Skip the pictures. Transcribe the rest of the data below without changing a word.
== Provided material
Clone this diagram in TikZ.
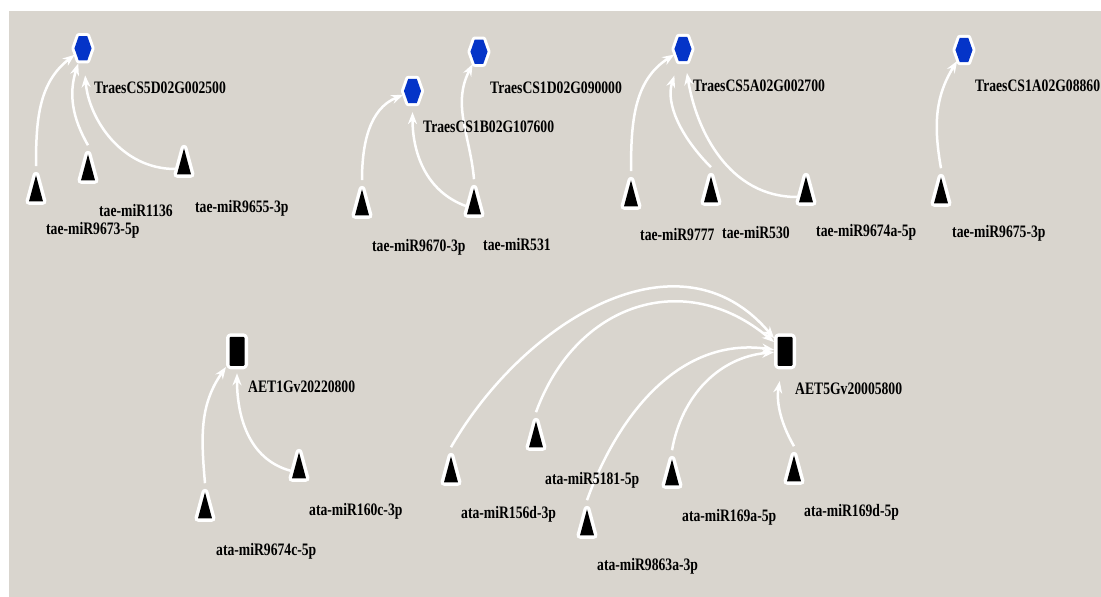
\documentclass[tikz,border=0pt]{standalone}
\usepackage{fontspec}
\setmainfont{Liberation Serif}
\usepackage{graphicx}
\usepackage{xcolor}
\usetikzlibrary{shapes.geometric, arrows.meta, positioning}

\definecolor{bggrey}{RGB}{217,213,206}
\definecolor{geneblue}{RGB}{4,52,200}

\tikzset{
    rim/.style={preaction={draw=white, line width=#1, line join=round}},
    gene/.style={regular polygon, regular polygon sides=6, minimum size=28pt,
        xscale=0.61, inner sep=0pt, outer sep=3pt, fill=geneblue, rim=6pt},
    mirna/.style={isosceles triangle, shape border rotate=90,
        isosceles triangle stretches, minimum width=14pt, minimum height=26pt,
        inner sep=0pt, outer sep=3.5pt, fill=black, rim=7pt},
    target/.style={rectangle, rounded corners=1pt, minimum width=15pt,
        minimum height=29pt, inner sep=0pt, outer sep=3.5pt, fill=black, rim=7pt},
    lbl/.style={anchor=west, inner sep=0pt, font=\bfseries\fontsize{17.5}{19}\selectfont},
    link/.style={->, draw=white, line width=2.5pt},
}
\newcommand{\squeeze}[1]{\scalebox{0.78}[1]{#1}}

\begin{document}
\begin{tikzpicture}[x=1pt, y=1pt, >={Stealth[length=12pt, width=9pt]}]

    % =================================================================
    % 1. KHUNG NEN XAM
    % =================================================================
    \useasboundingbox (0,0) rectangle (1101,597);
    \fill[bggrey] (9,0) rectangle (1101,586);

    % =================================================================
    % 2. CAC GEN DICH (luc giac xanh, hinh chu nhat den)
    % =================================================================
    \node[gene] (g5D) at (83,548.7) {};
    \node[gene] (g1B) at (412.5,506) {};
    \node[gene] (g1D) at (479,545.3) {};
    \node[gene] (g5A) at (683,548) {};
    \node[gene] (g1A) at (964,547) {};
    \node[target] (aet1) at (237,245.7) {};
    \node[target] (aet5) at (785,245.7) {};

    % =================================================================
    % 3. CAC miRNA (tam giac den)
    % =================================================================
    \node[mirna] (m9673) at (36,401) {};
    \node[mirna] (m1136) at (88,422) {};
    \node[mirna] (m9655) at (184,428) {};
    \node[mirna] (m9670) at (362,387) {};
    \node[mirna] (m531) at (474,388) {};
    \node[mirna] (m9777) at (631,396) {};
    \node[mirna] (m530) at (711,400) {};
    \node[mirna] (m9674a) at (806,400) {};
    \node[mirna] (m9675) at (941,399) {};
    \node[mirna] (m9674c) at (205,84) {};
    \node[mirna] (m160c) at (299,124) {};
    \node[mirna] (m156d) at (451,120) {};
    \node[mirna] (m5181) at (536,155) {};
    \node[mirna] (m9863a) at (587,67) {};
    \node[mirna] (m169a) at (672,117) {};
    \node[mirna] (m169d) at (794,121) {};

    % =================================================================
    % 4. CAC CUNG NOI miRNA -> GEN
    % =================================================================
    \draw[link] (m9673.apex) to[out=90, in=215] (g5D);
    \draw[link] (m1136.apex) to[out=120, in=250] (g5D);
    \draw[link, shorten >=12pt] (m9655) to[out=180, in=275] (g5D);

    \draw[link] (m9670.apex) to[out=90, in=200] (g1B);
    \draw[link, shorten >=6pt] (m531) to[out=160, in=270] (g1B);
    \draw[link] (m531.apex) to[out=95, in=240] (g1D);

    \draw[link] (m9777.apex) to[out=90, in=210] (g5A);
    \draw[link, shorten >=12pt] (m530.apex) to[out=135, in=250] (g5A);
    \draw[link, shorten >=9pt] (m9674a) to[out=180, in=280] (g5A);

    \draw[link] (m9675.apex) to[out=100, in=235] (g1A);

    \draw[link] (m9674c.apex) to[out=95, in=235] (aet1);
    \draw[link, shorten >=4pt] (m160c) to[out=165, in=270] (aet1);

    \draw[link] (m156d.apex) to[out=60, in=130, looseness=1.1] (aet5);
    \draw[link] (m5181.apex) to[out=70, in=140, looseness=1.2] (aet5);
    \draw[link] (m9863a.apex) to[out=70, in=172] (aet5);
    \draw[link] (m169a.apex) to[out=80, in=185] (aet5);
    \draw[link, shorten >=12pt] (m169d.apex) to[out=120, in=260] (aet5);

    % =================================================================
    % 5. NHAN
    % =================================================================
    \node[lbl] (l5D) at (94,509) {\squeeze{TraesCS5D02G002500}};
    \node[lbl] (l9673) at (46,366.5) {\squeeze{tae-miR9673-5p}};
    \node[lbl] (l1136) at (99,386) {\squeeze{tae-miR1136}};
    \node[lbl] (l9655) at (195,389) {\squeeze{tae-miR9655-3p}};
    \node[lbl] (l1B) at (423,470.3) {\squeeze{TraesCS1B02G107600}};
    \node[lbl] (l1D) at (490,509.5) {\squeeze{TraesCS1D02G090000}};
    \node[lbl] (l9670) at (372,349.5) {\squeeze{tae-miR9670-3p}};
    \node[lbl] (l531) at (483,352) {\squeeze{tae-miR531}};
    \node[lbl] (l5A) at (693,511) {\squeeze{TraesCS5A02G002700}};
    \node[lbl] (l9777) at (640,362) {\squeeze{tae-miR9777}};
    \node[lbl] (l530) at (722,364) {\squeeze{tae-miR530}};
    \node[lbl] (l9674a) at (816,365) {\squeeze{tae-miR9674a-5p}};
    \node[lbl] (l1A) at (975,511) {\squeeze{TraesCS1A02G08860}};
    \node[lbl] (l9675) at (952,364) {\squeeze{tae-miR9675-3p}};
    \node[lbl] (laet1) at (248,210) {\squeeze{AET1Gv20220800}};
    \node[lbl] (l9674c) at (216,45.3) {\squeeze{ata-miR9674c-5p}};
    \node[lbl] (l160c) at (309,85.3) {\squeeze{ata-miR160c-3p}};
    \node[lbl] (laet5) at (795,208.7) {\squeeze{AET5Gv20005800}};
    \node[lbl] (l156d) at (461,83) {\squeeze{ata-miR156d-3p}};
    \node[lbl] (l5181) at (545,116.3) {\squeeze{ata-miR5181-5p}};
    \node[lbl] (l9863a) at (597,30.3) {\squeeze{ata-miR9863a-3p}};
    \node[lbl] (l169a) at (682,79.7) {\squeeze{ata-miR169a-5p}};
    \node[lbl] (l169d) at (804,84.3) {\squeeze{ata-miR169d-5p}};

\end{tikzpicture}
\end{document}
====
Response to the task:
Clone this diagram in TikZ.
\documentclass[tikz,border=0pt]{standalone}
\usepackage{fontspec}
\setmainfont{Liberation Serif}
\usepackage{graphicx}
\usepackage{xcolor}
\usetikzlibrary{shapes.geometric, arrows.meta, positioning}

\definecolor{bggrey}{RGB}{217,213,206}
\definecolor{geneblue}{RGB}{4,52,200}

\tikzset{
    rim/.style={preaction={draw=white, line width=#1, line join=round}},
    gene/.style={regular polygon, regular polygon sides=6, minimum size=28pt,
        xscale=0.61, inner sep=0pt, outer sep=3pt, fill=geneblue, rim=6pt},
    mirna/.style={isosceles triangle, shape border rotate=90,
        isosceles triangle stretches, minimum width=14pt, minimum height=26pt,
        inner sep=0pt, outer sep=3.5pt, fill=black, rim=7pt},
    target/.style={rectangle, rounded corners=1pt, minimum width=15pt,
        minimum height=29pt, inner sep=0pt, outer sep=3.5pt, fill=black, rim=7pt},
    lbl/.style={anchor=west, inner sep=0pt, font=\bfseries\fontsize{17.5}{19}\selectfont},
    link/.style={->, draw=white, line width=2.5pt},
}
\newcommand{\squeeze}[1]{\scalebox{0.78}[1]{#1}}

\begin{document}
\begin{tikzpicture}[x=1pt, y=1pt, >={Stealth[length=12pt, width=9pt]}]

    % =================================================================
    % 1. KHUNG NEN XAM
    % =================================================================
    \useasboundingbox (0,0) rectangle (1101,597);
    \fill[bggrey] (9,0) rectangle (1101,586);

    % =================================================================
    % 2. CAC GEN DICH (luc giac xanh, hinh chu nhat den)
    % =================================================================
    \node[gene] (g5D) at (83,548.7) {};
    \node[gene] (g1B) at (412.5,506) {};
    \node[gene] (g1D) at (479,545.3) {};
    \node[gene] (g5A) at (683,548) {};
    \node[gene] (g1A) at (964,547) {};
    \node[target] (aet1) at (237,245.7) {};
    \node[target] (aet5) at (785,245.7) {};

    % =================================================================
    % 3. CAC miRNA (tam giac den)
    % =================================================================
    \node[mirna] (m9673) at (36,401) {};
    \node[mirna] (m1136) at (88,422) {};
    \node[mirna] (m9655) at (184,428) {};
    \node[mirna] (m9670) at (362,387) {};
    \node[mirna] (m531) at (474,388) {};
    \node[mirna] (m9777) at (631,396) {};
    \node[mirna] (m530) at (711,400) {};
    \node[mirna] (m9674a) at (806,400) {};
    \node[mirna] (m9675) at (941,399) {};
    \node[mirna] (m9674c) at (205,84) {};
    \node[mirna] (m160c) at (299,124) {};
    \node[mirna] (m156d) at (451,120) {};
    \node[mirna] (m5181) at (536,155) {};
    \node[mirna] (m9863a) at (587,67) {};
    \node[mirna] (m169a) at (672,117) {};
    \node[mirna] (m169d) at (794,121) {};

    % =================================================================
    % 4. CAC CUNG NOI miRNA -> GEN
    % =================================================================
    \draw[link] (m9673.apex) to[out=90, in=215] (g5D);
    \draw[link] (m1136.apex) to[out=120, in=250] (g5D);
    \draw[link, shorten >=12pt] (m9655) to[out=180, in=275] (g5D);

    \draw[link] (m9670.apex) to[out=90, in=200] (g1B);
    \draw[link, shorten >=6pt] (m531) to[out=160, in=270] (g1B);
    \draw[link] (m531.apex) to[out=95, in=240] (g1D);

    \draw[link] (m9777.apex) to[out=90, in=210] (g5A);
    \draw[link, shorten >=12pt] (m530.apex) to[out=135, in=250] (g5A);
    \draw[link, shorten >=9pt] (m9674a) to[out=180, in=280] (g5A);

    \draw[link] (m9675.apex) to[out=100, in=235] (g1A);

    \draw[link] (m9674c.apex) to[out=95, in=235] (aet1);
    \draw[link, shorten >=4pt] (m160c) to[out=165, in=270] (aet1);

    \draw[link] (m156d.apex) to[out=60, in=130, looseness=1.1] (aet5);
    \draw[link] (m5181.apex) to[out=70, in=140, looseness=1.2] (aet5);
    \draw[link] (m9863a.apex) to[out=70, in=172] (aet5);
    \draw[link] (m169a.apex) to[out=80, in=185] (aet5);
    \draw[link, shorten >=12pt] (m169d.apex) to[out=120, in=260] (aet5);

    % =================================================================
    % 5. NHAN
    % =================================================================
    \node[lbl] (l5D) at (94,509) {\squeeze{TraesCS5D02G002500}};
    \node[lbl] (l9673) at (46,366.5) {\squeeze{tae-miR9673-5p}};
    \node[lbl] (l1136) at (99,386) {\squeeze{tae-miR1136}};
    \node[lbl] (l9655) at (195,389) {\squeeze{tae-miR9655-3p}};
    \node[lbl] (l1B) at (423,470.3) {\squeeze{TraesCS1B02G107600}};
    \node[lbl] (l1D) at (490,509.5) {\squeeze{TraesCS1D02G090000}};
    \node[lbl] (l9670) at (372,349.5) {\squeeze{tae-miR9670-3p}};
    \node[lbl] (l531) at (483,352) {\squeeze{tae-miR531}};
    \node[lbl] (l5A) at (693,511) {\squeeze{TraesCS5A02G002700}};
    \node[lbl] (l9777) at (640,362) {\squeeze{tae-miR9777}};
    \node[lbl] (l530) at (722,364) {\squeeze{tae-miR530}};
    \node[lbl] (l9674a) at (816,365) {\squeeze{tae-miR9674a-5p}};
    \node[lbl] (l1A) at (975,511) {\squeeze{TraesCS1A02G08860}};
    \node[lbl] (l9675) at (952,364) {\squeeze{tae-miR9675-3p}};
    \node[lbl] (laet1) at (248,210) {\squeeze{AET1Gv20220800}};
    \node[lbl] (l9674c) at (216,45.3) {\squeeze{ata-miR9674c-5p}};
    \node[lbl] (l160c) at (309,85.3) {\squeeze{ata-miR160c-3p}};
    \node[lbl] (laet5) at (795,208.7) {\squeeze{AET5Gv20005800}};
    \node[lbl] (l156d) at (461,83) {\squeeze{ata-miR156d-3p}};
    \node[lbl] (l5181) at (545,116.3) {\squeeze{ata-miR5181-5p}};
    \node[lbl] (l9863a) at (597,30.3) {\squeeze{ata-miR9863a-3p}};
    \node[lbl] (l169a) at (682,79.7) {\squeeze{ata-miR169a-5p}};
    \node[lbl] (l169d) at (804,84.3) {\squeeze{ata-miR169d-5p}};

\end{tikzpicture}
\end{document}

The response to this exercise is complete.